ECLI:NL:RBDHA:2024:953
Rechtbank Den Haag
- Eerste aanleg - enkelvoudig
- Rechtspraak.nl
Beoordeling van het beroep tegen het niet in behandeling nemen van een asielaanvraag op basis van de Dublinverordening en interstatelijk vertrouwensbeginsel
In deze uitspraak van de Rechtbank Den Haag, zittingsplaats Arnhem, op 25 januari 2024, wordt het beroep van eiser tegen het niet in behandeling nemen van zijn asielaanvraag beoordeeld. De staatssecretaris van Justitie en Veiligheid heeft de aanvraag op 8 december 2023 niet in behandeling genomen, omdat Bulgarije verantwoordelijk zou zijn voor de aanvraag. De rechtbank heeft het beroep op 10 januari 2024 behandeld, waarbij zowel eiser als zijn gemachtigde, alsook de gemachtigde van de staatssecretaris aanwezig waren.

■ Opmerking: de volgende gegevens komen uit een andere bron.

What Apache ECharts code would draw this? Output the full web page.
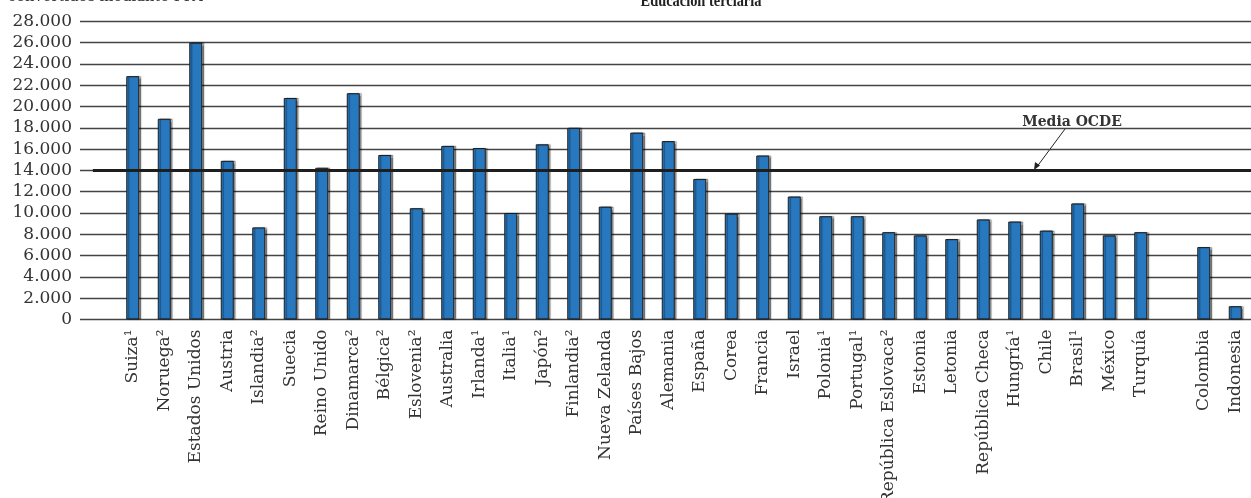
<!DOCTYPE html>
<html>
<head>
<meta charset="utf-8">
<script src="https://cdn.jsdelivr.net/npm/echarts@6/dist/echarts.min.js"></script>
<style>
html,body{margin:0;padding:0;background:#fff;}
#chart{width:1251px;height:498px;}
</style>
</head>
<body>
<div id="chart"></div>
<script>
const categories = ['Suiza¹','Noruega²','Estados Unidos','Austria','Islandia²','Suecia','Reino Unido','Dinamarca²','Bélgica²','Eslovenia²','Australia','Irlanda¹','Italia¹','Japón²','Finlandia²','Nueva Zelanda','Países Bajos','Alemania','España','Corea','Francia','Israel','Polonia¹','Portugal¹','República Eslovaca²','Estonia','Letonia','República Checa','Hungría¹','Chile','Brasil¹','México','Turquía','','Colombia','Indonesia'];
const values = [22850,18850,26000,14900,8650,20800,14250,21250,15450,10450,16300,16100,10000,16450,18000,10600,17550,16750,13200,9950,15400,11550,9700,9700,8200,7900,7550,9400,9200,8350,10900,7900,8200,'-',6800,1250];
const oecdMean = 14000;
const yTicks = {min:0, max:28000, interval:2000};
const titleText = 'Educación terciaria';
const topLeftText = 'convertidos mediante PPA';
const meanLabel = 'Media OCDE';

const fmt = v => String(v).replace(/\B(?=(\d{3})+(?!\d))/g, '.');
const serif = 'DejaVu Serif';
const chart = echarts.init(document.getElementById('chart'), null, {renderer:'canvas'});
chart.setOption({
  animation:false,
  backgroundColor:'#fff',
  grid:[
    {left:80, right:0, top:21.3, bottom:178.5, containLabel:false, outerBoundsMode:'none'},
    {left:117, right:0, top:21.3, bottom:178.5, containLabel:false, outerBoundsMode:'none'}
  ],
  xAxis:[
    {gridIndex:0, type:'value', min:0, max:1, show:false},
    {gridIndex:1, type:'category', data:categories,
     axisLine:{show:false}, axisTick:{show:false},
     axisLabel:{rotate:90, interval:0, margin:10, color:'#333', fontFamily:serif, fontSize:17, hideOverlap:false}}
  ],
  yAxis:[
    {gridIndex:0, type:'value', min:yTicks.min, max:yTicks.max, interval:yTicks.interval,
     axisLine:{show:false}, axisTick:{show:false},
     axisLabel:{formatter:fmt, color:'#333', fontFamily:serif, fontSize:17, margin:8},
     splitLine:{show:true, lineStyle:{color:'#444', width:1.4}}},
    {gridIndex:1, type:'value', min:yTicks.min, max:yTicks.max, show:false, splitLine:{show:false}}
  ],
  series:[
    {type:'bar', xAxisIndex:1, yAxisIndex:1, data:values, barWidth:13,
     itemStyle:{color:'#2878bf', borderColor:'#1c1c1c', borderWidth:1,
       shadowColor:'rgba(0,0,0,0.4)', shadowOffsetX:2, shadowOffsetY:0, shadowBlur:1}},
    {type:'line', xAxisIndex:0, yAxisIndex:0, data:[], silent:true,
     markLine:{silent:true, symbol:'none', label:{show:false},
       lineStyle:{color:'#1e1e1e', width:3, type:'solid'},
       data:[[{coord:[0.011, oecdMean]},{coord:[1, oecdMean]}]]}}
  ],
  graphic:[
    {type:'text', left:8, top:-10, style:{text:topLeftText, font:'14.7px "DejaVu Serif"', fill:'#333'}},
    {type:'text', x:701, y:9.5, scaleX:0.9, style:{text:titleText, font:'bold 16px "Liberation Serif"', fill:'#222', textAlign:'center', textVerticalAlign:'bottom'}},
    {type:'rect', shape:{x:1011, y:114, width:122, height:16}, style:{fill:'#fff'}},
    {type:'text', x:1072, y:122, style:{text:meanLabel, font:'bold 14px "DejaVu Serif"', fill:'#333', textAlign:'center', textVerticalAlign:'middle'}},
    {type:'line', shape:{x1:1065, y1:129, x2:1036, y2:168}, style:{stroke:'#222', lineWidth:1}},
    {type:'polygon', shape:{points:[[1034,170],[1035,162],[1040,165.5]]}, style:{fill:'#222'}}
  ]
});
</script>
</body>
</html>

De rechtbank oordeelt dat de staatssecretaris in beginsel mag uitgaan van het interstatelijk vertrouwensbeginsel, wat inhoudt dat lidstaten erop mogen vertrouwen dat andere lidstaten vreemdelingen in overeenstemming met internationale verdragen zullen behandelen. Eiser heeft echter betoogd dat de situatie in Bulgarije zodanig is dat dit beginsel niet kan worden toegepast. De rechtbank verwijst naar eerdere uitspraken van de Afdeling bestuursrechtspraak van de Raad van State en concludeert dat eiser niet aannemelijk heeft gemaakt dat er structurele tekortkomingen zijn in het Bulgaarse asiel- en opvangsysteem die het interstatelijk vertrouwensbeginsel ondermijnen.
De rechtbank verklaart het beroep ongegrond, wat betekent dat de staatssecretaris de aanvraag terecht niet in behandeling heeft genomen. Eiser krijgt geen vergoeding van zijn proceskosten. De uitspraak is openbaar gemaakt en partijen kunnen binnen een week hoger beroep instellen bij de Afdeling bestuursrechtspraak van de Raad van State.